В его фильмографиях всегда смущала одна дата — неизменное «1928» возле названия «Октябрь». Не опечатка ли? Ведь ленту снимали к юбилею революции. Неужели не доделали? Странно для съемочной группы, умевшей горы сворачивать. Давно ли тот же Григорий Александров шпарил по Москве на мотоцикле, чтобы, затормозив у Большого театра, где уже полным ходом шло празднество — в самый последний момент, как в кульминациях Гриффита, победно ворваться в проекционную с роликами «Потемкина», доставленными с пылу с жару, с монтажного стола, прямо из-под раскаленных ножниц Эйзенштейна?

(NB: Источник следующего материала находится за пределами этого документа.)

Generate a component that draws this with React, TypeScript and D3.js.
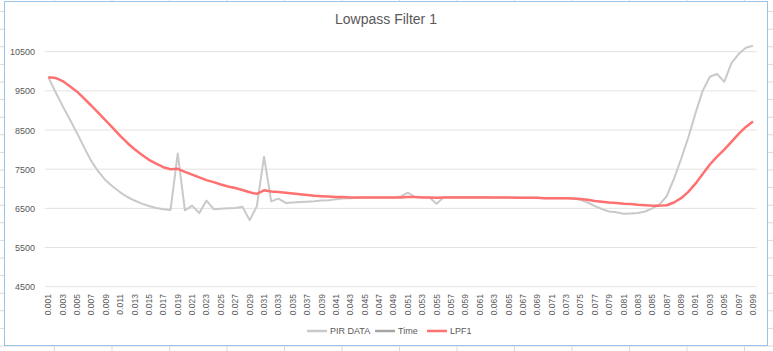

А здесь — и впрямь не успели: 6 ноября 1927 года в том же Большом театре были показаны лишь фрагменты «Октября». Владимир Маяковский мрачно сострил о сорванных сроках премьеры, а заодно — прошелся и по фильму Эйзенштейна: «Хорош будильник, который на час опаздывает и стоит на миллион дороже». Что, казалось, за беда? Фильмы снимаются на века, а не к датам. Но важно, где и когда прозвучала эта реплика.
А сострил поэт среди соратников, обсуждавших те самые торжества, во время которых и предполагалось обнародовать «Октябрь».
Судя по записям Варвары Степановой, настроение на этом заседании ЛЕФа было не самое приподнятое. То и дело отмечались вроде бы мелкие, но неприятные черточки отгрохотавшего всенародного праздника — вроде той, что были «слишком упрощены движения демонстрантов». Но «упрощены» оказались не только они: «Володя и Сережа (т. е. Маяковский и Третьяков. — О. К.) увидели ‹…› умирание плакатного принципа лозунгов и доминирование звучащего слова». Поэтам-то — отчего бы и не порадоваться его возвышению?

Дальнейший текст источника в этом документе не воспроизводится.